The same month, a pacemaker in the Sanya Marathon on the island of Hainan was disqualified and barred from the event for two years for completing 9km (5½ miles) of the course in a van.

In June, 25 runners in the Lanzhou Marathon in the northwestern Gansu province were either disqualified or barred for two years for posing as registered runners or carrying timing chips for other runners.

In October, three runners in the Xiangyang Marathon in Hubei were disqualified after one runner carried timing chips for the other two.

Cheating has not been the only issue. In September, during the Beijing Marathon, a male spectator was captured on camera touching the breast of a cheerleader. He said he was trying to give the woman a high-five but missed, and apologised.
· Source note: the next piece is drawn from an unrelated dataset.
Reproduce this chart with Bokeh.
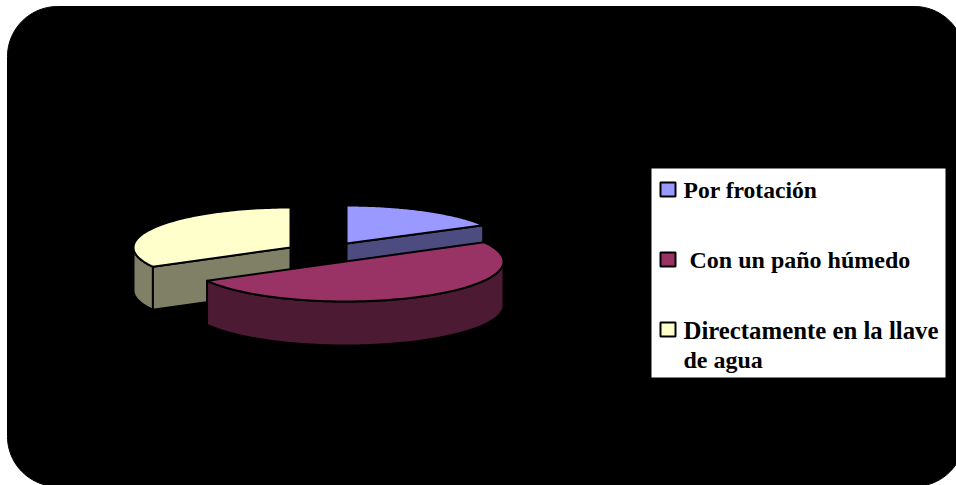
import math
from bokeh.plotting import figure
from bokeh.models import Range1d
from bokeh.core.properties import value
from bokeh.embed import file_html
from bokeh.resources import INLINE

# Share of each answer, in percent
categories = ["Por frotación", "Con un paño húmedo", "Directamente en la llave de agua"]
legend_lines = ["Por frotación", "Con un paño húmedo", "Directamente en la llave", "de agua"]
shares = [17, 50, 33]
top_colors = ["#9999FF", "#993366", "#FFFFCC"]
wall_colors = ["#4C4C80", "#4D1A33", "#808066"]

W, H = 956, 485
# Exploded centre, radii and wall height of each slice on the page
centers = [(346, 243), (345, 261), (290, 247)]
radii = [(156, 38), (158, 40), (157, 40)]
depths = [42, 44, 43]

p = figure(width=W, height=H, output_backend="svg", toolbar_location=None,
           x_range=Range1d(0, W), y_range=Range1d(H, 0), min_border=0,
           outline_line_color=None, background_fill_color="white",
           border_fill_color="white")
p.xaxis.visible = False
p.yaxis.visible = False
p.grid.visible = False


def corner(cx, cy, r, a0, a1, n=24):
    return [(cx + r * math.cos(math.radians(a0 + (a1 - a0) * i / n)),
             cy + r * math.sin(math.radians(a0 + (a1 - a0) * i / n))) for i in range(n + 1)]


# Rounded black panel behind the pie
L, T, R, B, RAD = 7, 6, 964, 486, 50
panel = (corner(L + RAD, T + RAD, RAD, 180, 270) + corner(R - RAD, T + RAD, RAD, 270, 360)
         + corner(R - RAD, B - RAD, RAD, 0, 90) + corner(L + RAD, B - RAD, RAD, 90, 180))
p.patch([q[0] for q in panel], [q[1] for q in panel], fill_color="black", line_color="black")


def rim(i, a0, a1, drop=0, n=90):
    """Points on a slice's ellipse; angles run clockwise from twelve o'clock."""
    cx, cy = centers[i]
    rx, ry = radii[i]
    pts = []
    for k in range(n + 1):
        a = math.radians(a0 + (a1 - a0) * k / n)
        pts.append((cx + rx * math.sin(a), cy - ry * math.cos(a) + drop))
    return pts


# Slice spans derived from the shares
spans = []
start = 0.0
for s in shares:
    spans.append((start, start + 360.0 * s / sum(shares)))
    start = spans[-1][1]


def draw_poly(pts, fill):
    p.patch([q[0] for q in pts], [q[1] for q in pts], fill_color=fill,
            line_color="black", line_width=2, line_join="round")


def cut_wall(i, angle):
    """Flat wall from the slice apex to its rim, seen from the front."""
    cx, cy = centers[i]
    ex, ey = rim(i, angle, angle, n=1)[0]
    d = depths[i]
    return [(cx, cy), (ex, ey), (ex, ey + d), (cx, cy + d)]


def outer_wall(i, a0, a1):
    return rim(i, a0, a1) + rim(i, a0, a1, depths[i])[::-1]


# Back slices first, so that the front slice covers their lower walls
draw_poly(cut_wall(0, spans[0][1]), wall_colors[0])
draw_poly(outer_wall(2, spans[2][0], 270), wall_colors[2])
draw_poly(cut_wall(2, spans[2][0]), wall_colors[2])
draw_poly(outer_wall(1, 90, spans[1][1]), wall_colors[1])

for i in (0, 2, 1):
    draw_poly([centers[i]] + rim(i, *spans[i]), top_colors[i])

# Legend box
p.quad(left=[651], right=[945], top=[168], bottom=[377], fill_color="white", line_color=None)
p.quad(left=[660, 660, 660], right=[675, 675, 675], top=[182, 252, 322], bottom=[196, 266, 336],
       fill_color=top_colors, line_color="black", line_width=2)

# One size per line so that each line fills its legend width
for label, x, y, size in zip(legend_lines, [683, 689, 683, 683], [189, 259, 330, 359],
                             ["23.6px", "24px", "24.8px", "24px"]):
    p.text(x=[x], y=[y], text=[label], text_font=value("Liberation Serif"),
           text_font_style="bold", text_font_size=value(size), text_color="black",
           text_baseline="alphabetic", text_align="left")

open("out.html", "w").write(file_html(p, INLINE))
In November, a man who ran a marathon in Xichang, in southwest China’s Sichuan province, was criticised for stuffing an excessive quantity of the free energy bars and supplies provided for runners into his socks and backpack, before bragging about it on social media. It was later found that others had done likewise.

Organisation of races has also been criticised as unprofessional. Runners finishing the 2016 Shanghai International Marathon found that their medals misspelled “international” as “internation”.

Last year, a marathon in Jinchang, in Jiangsu, caused a stir online because organisers had provided a toilet on the route that consisted of a piece of cloth tied between two trees, and the cloth was being blown up by the wind.